1. Field
Embodiments of the present invention generally relate to the field of spam filtering and anti-spam techniques. In particular, various embodiments relate to image analysis and methods for combating spam in which spammers use images to carry the advertising text.
2. Description of the Related Art
Image spam was originally created in order to get past heuristic filters, which block messages containing words and phrases commonly found in spam. Since image files have different formats than the text found in the message body of an electronic mail (email) message, conventional heuristic filters, which analyze such text do not detect the content of the message, which may be partly or wholly conveyed by embedded text within the image. As a result, heuristic filters were easily defeated by image spam techniques.
To address this spamming technique, fuzzy signature technologies, which flag both known and similar messages as spam, were deployed by anti-spam vendors. Such fuzzy signature technologies allowed message attachments to be targeted, thereby recognizing as spam messages with different content but the same attachment.
Spammers now alter the images to make the email message appear different to signature-based filtering approaches yet while maintaining readability of the embedded text message to human viewers.
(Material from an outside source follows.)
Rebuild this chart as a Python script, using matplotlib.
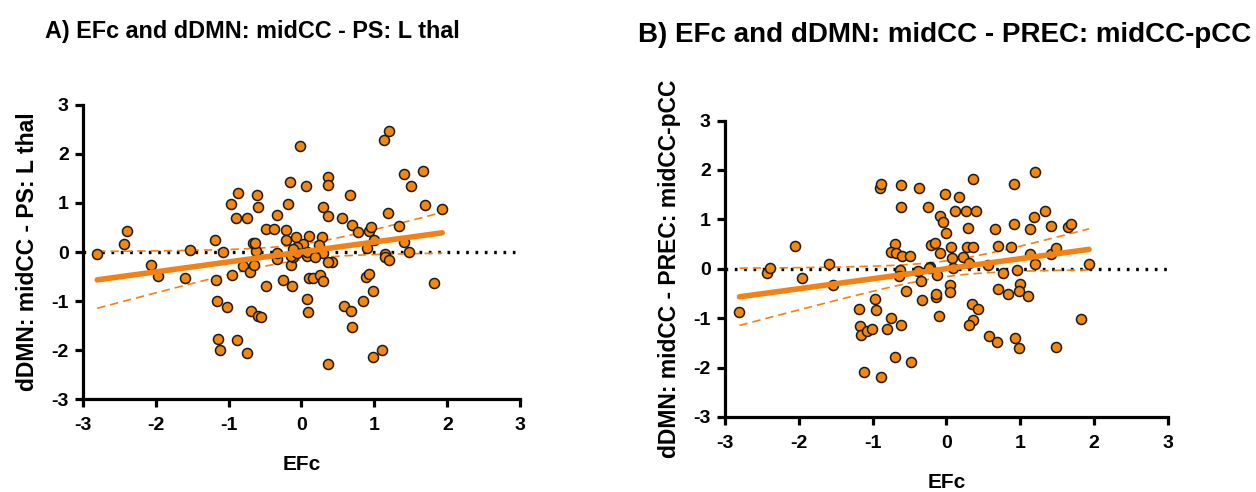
import numpy as np
import matplotlib
matplotlib.use("Agg")
import matplotlib.pyplot as plt

plt.rcParams['font.family'] = ['Liberation Sans', 'DejaVu Sans']
plt.rcParams['font.weight'] = 'bold'

# ---------------- data ----------------
efc_a = [-2.80, -2.39, -2.43, -2.06, -1.96, -1.60, -1.53, -1.18, -1.08, -1.17,
         -1.16, -1.02, -1.15, -1.11, -0.95, -0.88, -0.875, -0.967, -0.90, -0.75,
         -0.80, -0.74, -0.70, -0.65, -0.62, -0.67, -0.64, -0.69, -0.60, -0.56,
         -0.61, -0.60, -0.49, -0.37, -0.34, -0.48, -0.33, -0.25, -0.18, -0.16,
         -0.02, 0.06, -0.21, -0.21, -0.08, -0.13, -0.15, -0.12, 0.07, 0.08,
         0.09, 0.11, 0.11, 0.28, 0.02, 0.24, -0.06, 0.07, 0.30, 0.365,
         0.365, 0.67, 0.29, 0.37, 0.56, 0.69, 0.77, 0.93, 0.96, 1.00,
         0.90, 1.13, 1.20, 1.41, 1.50, 1.66, 1.69, 1.93, 1.19, 1.34,
         1.40, 1.48, 1.14, 0.42, 0.36, 0.16, 0.26, 0.30, 0.36, 0.58,
         0.68, 0.70, 0.84, 0.88, 0.93, 0.985, 0.985, 1.10, 1.14, 1.20,
         1.82, -0.14, -0.06, 0.19, -0.11, -0.33]
dmn_a = [-0.05, 0.43, 0.17, -0.27, -0.49, -0.54, 0.04, 0.24, 0.00, -0.58,
         -0.99, -1.12, -1.78, -2.00, -0.47, -1.79, 1.20, 0.97, 0.69, 0.69,
         -0.29, -2.07, -0.41, -0.26, 0.03, 0.19, 0.19, -1.21, -1.31, -1.32,
         1.16, 0.91, 0.46, 0.46, 0.76, -0.69, -0.14, -0.57, 0.97, 1.43,
         2.17, 1.35, 0.45, 0.24, 0.30, -0.69, -0.27, -0.10, -0.09, -0.96,
         -1.23, -0.54, 0.33, 0.31, 0.16, 0.14, 0.10, 0.00, -0.03, 1.54,
         1.36, 1.16, 0.92, 0.74, 0.70, 0.56, 0.41, 0.43, 0.52, 0.24,
         0.08, 2.29, 2.46, 1.59, 1.35, 1.65, 0.96, 0.88, 0.80, 0.54,
         0.21, -0.01, -0.05, -0.20, -0.20, -0.53, -0.46, -0.59, -2.29, -1.11,
         -1.20, -1.54, -1.01, -0.51, -0.44, -0.79, -2.15, -2.01, -0.10, -0.17,
         -0.63, -0.08, -0.03, -0.10, 0.06, -0.03]

efc_b = [-2.80, -2.43, -2.39, -2.05, -1.95, -1.59, -1.53, -1.18, -1.17, -1.15,
         -1.07, -1.01, -0.97, -0.95, -1.12, -0.88, -0.90, -0.88, -0.75, -0.80,
         -0.61, -0.69, -0.48, -0.61, -0.62, -0.37, -0.25, -0.02, -0.09, -0.05,
         0.00, -0.69, -0.75, -0.68, -0.60, -0.49, -0.21, -0.16, -0.09, 0.06,
         0.07, -0.63, -0.64, -0.22, -0.13, -0.34, -0.55, 0.05, 0.05, -0.33,
         -0.14, -0.10, 0.36, 0.17, 0.12, 0.27, 0.40, 0.29, 0.66, 0.91,
         1.20, 0.92, 1.13, 1.19, 1.34, 1.41, 1.65, 1.69, 0.28, 0.36,
         0.70, 0.87, 0.23, 0.31, 0.09, 0.56, 1.13, 1.41, 1.49, 1.20,
         1.93, 0.77, 0.96, 0.70, 0.99, 0.35, 0.43, 0.36, 0.31, 0.58,
         0.68, 0.84, 0.98, 1.10, 0.93, 0.98, 1.49, 1.82, -0.23, -0.14,
         -0.38]
dmn_b = [-0.88, -0.09, 0.01, 0.47, -0.18, 0.10, -0.32, -0.82, -1.15, -1.34,
         -1.27, -1.22, -0.62, -0.84, -2.10, -2.19, 1.64, 1.71, -1.00, -1.21,
         -1.14, -1.79, -1.89, 1.69, 1.24, 1.64, 1.24, 1.51, 1.07, 0.94,
         0.73, 0.51, 0.34, 0.32, 0.26, 0.26, 0.49, 0.53, 0.32, 0.44,
         0.22, -0.03, -0.14, 0.03, -0.13, -0.25, -0.45, -0.33, -0.47, -0.64,
         -0.57, -0.95, 1.82, 1.45, 1.17, 1.17, 1.17, 0.82, 0.80, 1.71,
         1.95, 0.90, 0.81, 1.05, 1.17, 0.86, 0.85, 0.91, 0.45, 0.45,
         0.47, 0.45, 0.24, 0.12, 0.01, 0.07, 0.29, 0.30, 0.41, 0.09,
         0.10, -0.09, -0.02, -0.41, -0.31, -0.71, -0.82, -1.04, -1.14, -1.36,
         -1.48, -0.52, -0.45, -0.55, -1.40, -1.61, -1.59, -1.02, 0.01, -0.52,
         -0.05]

# fitted line and 95% band as drawn (same in both panels)
fit_intercept = 0.0
fit_slope = 0.203
band_a = 0.0255   # band half-width^2 at mean
band_b = 0.0396   # growth of band half-width^2 with distance from mean

titles = ["A) EFc and dDMN: midCC - PS: L thal",
          "B) EFc and dDMN: midCC - PREC: midCC-pCC"]
ylabels = ["dDMN: midCC - PS: L thal", "dDMN: midCC - PREC: midCC-pCC"]
xlabel = "EFc"
ticks = [-3, -2, -1, 0, 1, 2, 3]

# ---------------- plotting ----------------
ORANGE = '#F5870C'
LINE = '#F28216'

fig = plt.figure(figsize=(12.56, 4.92), dpi=100)
ax_a = fig.add_axes([0.0658, 0.189, 0.3484, 0.5976])
ax_b = fig.add_axes([0.577, 0.1526, 0.353, 0.6024])


def draw(ax, x, y, ylabel):
    x = np.asarray(x)
    y = np.asarray(y)
    ax.set_xlim(-3, 3)
    ax.set_ylim(-3, 3)
    ax.axhline(0, color='black', lw=2.4, ls=(0, (0.8, 2.0)), zorder=1)
    xf = np.linspace(x.min(), x.max(), 100)
    yf = fit_intercept + fit_slope * xf
    h = np.sqrt(band_a + band_b * (xf - 0.0) ** 2)
    ax.plot(xf, yf + h, color=LINE, lw=1.2, ls=(0, (5, 3)), zorder=2)
    ax.plot(xf, yf - h, color=LINE, lw=1.2, ls=(0, (5, 3)), zorder=2)
    ax.scatter(x, y, s=52, facecolor=ORANGE, edgecolor='#1a1a1a',
               linewidth=1.1, zorder=3)
    ax.plot(xf, yf, color=LINE, lw=4, solid_capstyle='round', zorder=4)
    for s in ['top', 'right']:
        ax.spines[s].set_visible(False)
    for s in ['left', 'bottom']:
        ax.spines[s].set_linewidth(2.3)
    ax.set_xticks(ticks)
    ax.set_yticks(ticks)
    ax.set_xticklabels([str(t) for t in ticks], fontsize=14, fontweight='bold')
    ax.set_yticklabels([str(t) for t in ticks], fontsize=14, fontweight='bold')
    ax.tick_params(width=2.3, length=6, direction='out')
    ax.tick_params(axis='x', pad=7)
    ax.tick_params(axis='y', pad=4)
    ax.set_xlabel(xlabel, fontsize=15, fontweight='bold', labelpad=15)
    ax.set_ylabel(ylabel, fontsize=16.5, fontweight='bold', labelpad=9)


draw(ax_a, efc_a, dmn_a, ylabels[0])
draw(ax_b, efc_b, dmn_b, ylabels[1])

fig.text(0.036, 0.935, titles[0], fontsize=16.8, fontweight='bold',
         ha='left', va='center')
fig.text(0.508, 0.928, titles[1], fontsize=20, fontweight='bold',
         ha='left', va='center')

fig.savefig('out.png', dpi=100)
The content of images lies in two levels: (i) the pixel matrix and (ii) the text or graphics these pixel matrices represent. At present, the notion of pixel-based matching does not make sense, as the same text could be represented by countless pixel matrices by simply changing various attributes, such as the font, size, color or by adding noise. Therefore, hash matching and other signature-based approaches have essentially been rendered useless to block image spam as they fail as a result of even minor changes to the background of the image.
Some vendors have attempted to catch image spam by employing Optical Character Recognition (OCR) techniques; however, such approaches have only limited success in view of spammers' use of techniques to obscure the embedded text messages with a variety of noise. FIGS. 1A and 1B illustrate sample images and obfuscation techniques used by spammers to defeat OCR image spam detection techniques. As shown in FIGS. 1A and 1B, polygons, lines, random colors, jagged text, random dots, varying borders and the like may be inserted into image spam in an attempt to defeat signature detection techniques and obscure the embedded text from OCR techniques. There are an almost infinite number of ways that spammers can randomize images. In addition to the foregoing obfuscation techniques, spammers have recently used techniques such as varying the colors used in an image, changing the width and/or pattern of the border, altering the font style, and slicing images into smaller pieces (which are then reassembled to appear as a single image to the recipient). Meanwhile, OCR is very computationally expensive. Depending upon the implementation, fully rendering a message and then looking for word matches against different character set libraries may take as long as several seconds per message, which is typically unacceptable for many contexts.